To cope with these financial profiles, the industry has turned to technology. AI adoption in the UK property sector surged, allowing for the analysis of broader data sets. Open Banking feeds can categorise spending habits and income regularity with greater precision than human eyes. 

However, while algorithms are efficient at processing standard data, they often struggle to contextualise the irregular inflows associated with digital asset liquidation or decentralised finance (DeFi) yields. This leaves a gap that still requires human judgment.

Regulatory Hurdles In Verifying Digital Funds

One of the most pressing issues for letting agents is Anti-Money Laundering (AML) compliance. When a tenant offers to pay six months’ rent upfront using funds converted from cryptocurrency, the burden of proof regarding the source of funds becomes heavy. 

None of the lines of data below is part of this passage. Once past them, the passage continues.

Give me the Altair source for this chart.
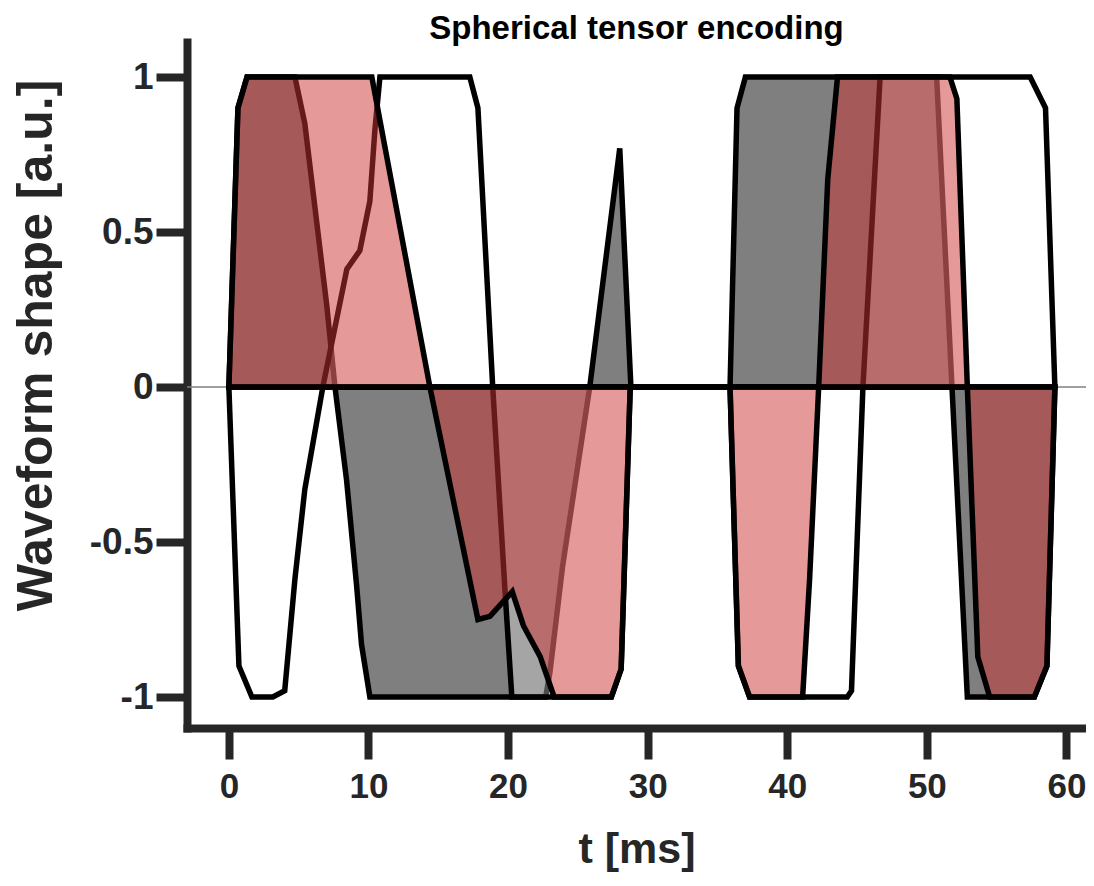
import altair as alt
import pandas as pd

# ---- waveform data (t in ms, normalised amplitude) ----
t_gray = [0.0, 0.65, 1.3, 4.73, 5.44, 7.02, 7.6, 8.43, 9.15, 9.5, 10.1,
          22.7, 23.0, 23.9, 25.85, 28.0, 28.8,
          35.9, 36.4, 37.0, 50.7, 51.8, 52.9, 57.7, 58.6, 59.17]
v_gray = [0.0, 0.9, 1.0, 1.0, 0.85, 0.26, 0.0, -0.3, -0.64, -0.83, -1.0,
          -1.0, -0.92, -0.58, 0.0, 0.77, 0.0,
          0.0, 0.9, 1.0, 1.0, 0.0, -1.0, -1.0, -0.9, 0.0]

t_white = [0.0, 0.72, 1.65, 3.15, 4.0, 4.73, 5.44, 6.73, 8.45, 9.38, 10.1, 10.46, 10.82,
           17.26, 17.84, 18.9, 19.77, 20.27, 27.4, 28.1, 28.75,
           35.9, 36.5, 37.3, 44.3, 44.6, 45.42, 46.65, 57.4, 58.5, 59.17]
v_white = [0.0, -0.9, -1.0, -1.0, -0.98, -0.62, -0.33, 0.0, 0.38, 0.44, 0.6, 0.83, 1.0,
           1.0, 0.9, 0.0, -0.65, -1.0, -1.0, -0.91, 0.0,
           0.0, -0.9, -1.0, -1.0, -0.98, 0.0, 1.0, 1.0, 0.9, 0.0]

t_red = [0.0, 0.65, 1.3, 10.24, 14.4, 17.84, 18.7, 20.3, 21.1, 22.3, 23.3, 27.4, 28.1, 28.75,
         35.9, 36.5, 37.3, 41.1, 41.6, 42.25, 42.9, 43.6, 51.65, 52.15, 52.9, 53.65, 54.5,
         57.7, 58.6, 59.17]
v_red = [0.0, 0.9, 1.0, 1.0, 0.0, -0.75, -0.74, -0.66, -0.77, -0.87, -1.0, -1.0, -0.91, 0.0,
         0.0, -0.9, -1.0, -1.0, -0.62, 0.0, 0.67, 1.0, 1.0, 0.93, 0.0, -0.87, -1.0,
         -1.0, -0.9, 0.0]

x_ticks = [0, 10, 20, 30, 40, 50, 60]
y_ticks = [-1, -0.5, 0, 0.5, 1]
x_domain = [-3, 61.4]
y_domain = [-1.1, 1.113]

FONT = "Liberation Sans"
AX = "#262626"

def frame(t, v):
    return pd.DataFrame({"t": t, "v": v})

x_enc = alt.X("t:Q", scale=alt.Scale(domain=x_domain, nice=False, zero=False),
              axis=alt.Axis(values=x_ticks, title="t [ms]", labelExpr="'' + datum.value"))
y_enc = alt.Y("v:Q", scale=alt.Scale(domain=y_domain, nice=False, zero=False),
              axis=alt.Axis(values=y_ticks, title="Waveform shape [a.u.]",
                            labelExpr="'' + datum.value"))

zero_line = alt.Chart(pd.DataFrame({"y": [0]})).mark_rule(
    color="#7f7f7f", strokeWidth=1.5
).encode(y=alt.Y("y:Q", scale=alt.Scale(domain=y_domain, nice=False, zero=False)),
         x=alt.value(0), x2=alt.value(899))

def area(t, v, fill, op):
    return alt.Chart(frame(t, v)).mark_area(
        fill=fill, fillOpacity=op, stroke="black", strokeWidth=5.5,
        strokeJoin="miter", interpolate="linear"
    ).encode(x=x_enc, y=y_enc, y2=alt.datum(0))

chart = alt.layer(
    zero_line,
    area(t_gray, v_gray, "#000000", 0.5),
    area(t_white, v_white, "#ffffff", 0.3),
    area(t_red, v_red, "#cc3333", 0.5),
).properties(
    width=899, height=686,
    title=alt.TitleParams("Spherical tensor encoding", font=FONT, fontSize=33,
                          fontWeight="bold", color="black", anchor="middle", offset=-4),
    autosize=alt.AutoSizeParams(type="none"),
    padding={"left": 179, "top": 34, "right": 0, "bottom": 150},
).configure_view(stroke=None).configure_axis(
    grid=False, domainColor=AX, domainWidth=8, domainCap="square",
    tickColor=AX, tickWidth=8, tickSize=31,
    labelFont=FONT, labelFontWeight="bold", labelColor=AX,
    titleFont=FONT, titleFontWeight="bold", titleColor=AX,
).configure_axisY(labelPadding=3, labelFontSize=37, titlePadding=28, titleFontSize=50,
                  titleY=303
).configure_axisX(labelPadding=10, labelFontSize=35, titlePadding=24, titleFontSize=43)

chart.save("out.html", embed_options={"renderer": "svg", "actions": False})
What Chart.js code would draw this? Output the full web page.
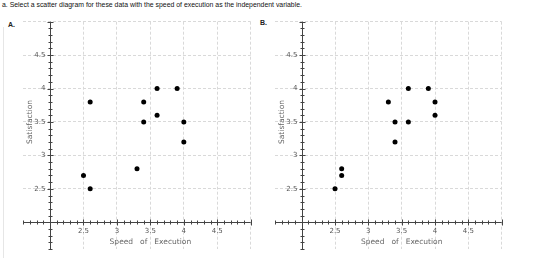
<!DOCTYPE html>
<html>
<head>
    <meta charset="utf-8">
    <title>Scatter diagrams</title>
    <style>
        body { margin: 0; width: 560px; height: 260px; background: #fff; position: relative; overflow: hidden; }
        .q { position: absolute; left: 2px; top: 1px; font: 6.9px "Liberation Sans", Arial, sans-serif; color: #111; white-space: nowrap; }
        .lbl { position: absolute; font: bold 7px "Liberation Sans", Arial, sans-serif; color: #222; }
        canvas { position: absolute; top: 0; }
        .frame { position: absolute; left: 3px; top: 27px; width: 0; height: 231px; border-left: 1px solid #e6e6e6; }
    </style>
    <script src="https://cdn.jsdelivr.net/npm/chart.js"></script>
</head>
<body>
    <div class="q">a. Select a scatter diagram for these data with the speed of execution as the independent variable.</div>
    <div class="frame"></div>
    <div class="lbl" style="left:8px;top:21px;">A.</div>
    <div class="lbl" style="left:260px;top:19px;">B.</div>
    <canvas id="chartA" width="280" height="260" style="left:0px"></canvas>
    <canvas id="chartB" width="300" height="260" style="left:260px"></canvas>

    <script>
        // data
        var speedA = [2.6, 2.5, 2.6, 3.3, 3.6, 3.9, 3.4, 3.4, 3.6, 4.0, 4.0];
        var satisfactionA = [3.8, 2.7, 2.5, 2.8, 4.0, 4.0, 3.8, 3.5, 3.6, 3.5, 3.2];
        var speedB = [2.5, 2.6, 2.6, 3.3, 3.4, 3.4, 3.6, 3.6, 3.9, 4.0, 4.0];
        var satisfactionB = [2.5, 2.8, 2.7, 3.8, 3.5, 3.2, 4.0, 3.5, 4.0, 3.8, 3.6];
        var gridValues = [2.5, 3, 3.5, 4, 4.5, 5];
        var xTickLabels = ['2.5', '3', '3.5', '4', '4.5'];
        var yTickLabels = ['2.5', '3', '3.5', '4', '4.5'];
        var axisMin = 1.6, axisMax = 5, axisCross = 2;

        // axes crossing at (2, 2) with minor ticks, drawn from the scales
        var crossAxes = {
            id: 'crossAxes',
            beforeDatasetsDraw: function (chart) {
                var ctx = chart.ctx, xs = chart.scales.x, ys = chart.scales.y, a = chart.chartArea;
                var ax = Math.round(xs.getPixelForValue(axisCross)) + 0.5;
                var ay = Math.round(ys.getPixelForValue(axisCross)) + 0.5;
                ctx.save();
                ctx.strokeStyle = '#444';
                ctx.lineWidth = 1;
                ctx.beginPath();
                ctx.moveTo(a.left, ay); ctx.lineTo(a.right, ay);
                ctx.moveTo(ax, a.top); ctx.lineTo(ax, a.bottom);
                for (var i = 16; i <= 50; i++) {
                    var v = i / 10;
                    var len = (i % 5 == 0) ? 3 : 2;
                    var px = Math.round(xs.getPixelForValue(v)) + 0.5;
                    ctx.moveTo(px, ay - len); ctx.lineTo(px, ay + len);
                    var py = Math.round(ys.getPixelForValue(v)) + 0.5;
                    ctx.moveTo(ax - len, py); ctx.lineTo(ax + len, py);
                }
                ctx.stroke();

                ctx.fillStyle = '#555';
                ctx.font = '7px "DejaVu Sans", sans-serif';
                ctx.textAlign = 'center';
                ctx.textBaseline = 'middle';
                for (var j = 0; j < xTickLabels.length; j++) {
                    ctx.fillText(xTickLabels[j], xs.getPixelForValue(parseFloat(xTickLabels[j])), ay + 8.5);
                }
                ctx.textAlign = 'right';
                for (var k = 0; k < yTickLabels.length; k++) {
                    ctx.fillText(yTickLabels[k], ax - 5, ys.getPixelForValue(parseFloat(yTickLabels[k])));
                }

                // axis titles
                ctx.fillStyle = '#666';
                ctx.font = '7.5px "DejaVu Sans", sans-serif';
                var words = ['Speed', 'of', 'Execution'];
                var gap = 7;
                var total = 0;
                words.forEach(function (w) { total += ctx.measureText(w).width; });
                total += gap * (words.length - 1);
                var x0 = xs.getPixelForValue(3.5) - total / 2;
                ctx.textAlign = 'left';
                words.forEach(function (w) {
                    ctx.fillText(w, x0, ay + 19.5);
                    x0 += ctx.measureText(w).width + gap;
                });
                ctx.translate(ax - 20, ys.getPixelForValue(3.5));
                ctx.rotate(-Math.PI / 2);
                ctx.textAlign = 'center';
                ctx.fillText('Satisfaction', 0, 0);
                ctx.restore();
            }
        };

        function makeChart(id, xs, ys, pad) {
            var points = [];
            for (var i = 0; i < xs.length; i++) {
                points.push({ x: xs[i], y: ys[i] });
            }
            var axisOpts = {
                type: 'linear',
                min: axisMin,
                max: axisMax,
                afterBuildTicks: function (scale) {
                    scale.ticks = gridValues.map(function (v) { return { value: v }; });
                },
                ticks: { display: false },
                grid: { color: '#d9d9d9', lineWidth: 1, drawTicks: false },
                border: { display: false, dash: [3, 2] }
            };
            return new Chart(document.getElementById(id), {
                type: 'scatter',
                data: {
                    datasets: [{
                        data: points,
                        backgroundColor: '#000',
                        borderColor: '#000',
                        pointRadius: 2.5,
                        pointBorderWidth: 0
                    }]
                },
                options: {
                    responsive: false,
                    animation: false,
                    devicePixelRatio: 1,
                    layout: { padding: pad },
                    plugins: { legend: { display: false }, tooltip: { enabled: false } },
                    scales: { x: axisOpts, y: Object.assign({}, axisOpts) }
                },
                plugins: [crossAxes]
            });
        }

        makeChart('chartA', speedA, satisfactionA, { left: 23.3, right: 29.3, top: 21.7, bottom: 11 });
        makeChart('chartB', speedB, satisfactionB, { left: 15, right: 58.3, top: 21.7, bottom: 11 });
    </script>
</body>
</html>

Agents must ensure that the money entering the legitimate housing market is clean, yet the anonymity inherent in many digital assets makes tracing the origin of wealth difficult. This conflict often leads to delays in the letting process, with legitimate tenants feeling unfairly scrutinised and landlords worrying about the void periods caused by extended compliance checks.

Modernising Checks For The Digital Economy

The response from the property industry has been a move towards professionalisation and outsourcing. Landlords, particularly those with smaller portfolios who may lack the resources to conduct forensic financial investigations, are increasingly relying on specialist firms to handle the vetting process. 

At least 82% of 113 landlords surveyed employed tenant referencing firms, either directly or through agents, to mitigate business risks in tenant selection. These firms are beginning to integrate blockchain analytics and Open Banking protocols to assist with traditional referencing and the digital reality.

However, this modernisation is not without its critics or complications. The reliance on third-party data processors raises questions about data privacy and the “black box” nature of algorithmic decision-making. If a referencing platform automatically flags a crypto-heavy applicant as “high risk” without human review, it could unfairly exclude solvent tenants from the market. 

Many agencies are adopting a hybrid model. This approach uses software to flag anomalies, such as unverified crypto deposits or irregular gig economy income. Retaining experienced property managers to review the context ensures that valid applicants are not rejected solely because their financial life does not fit a pre-digital template.

Future-Proofing The Rental Application Process

The integration of digital asset verification into standard referencing workflows seems inevitable. The market is likely to see standardised “proof of solvency” certificates for crypto holders, allowing tenants to prove their financial standing without revealing their entire transaction history. For landlords and agents, the key to success will be adaptability, moving away from rigid income multipliers and towards a holistic view of a tenant’s net worth and liquidity.

The divide between digital and traditional finance will continue to fade. Those in the property sector who invest in training their teams to understand digital wallets and blockchain transactions will find themselves better placed to secure high-quality tenants. The goal remains the same: ensuring a secure tenancy for the landlord and a fair process for the renter, regardless of whether their deposit comes from a high street bank or a digital ledger.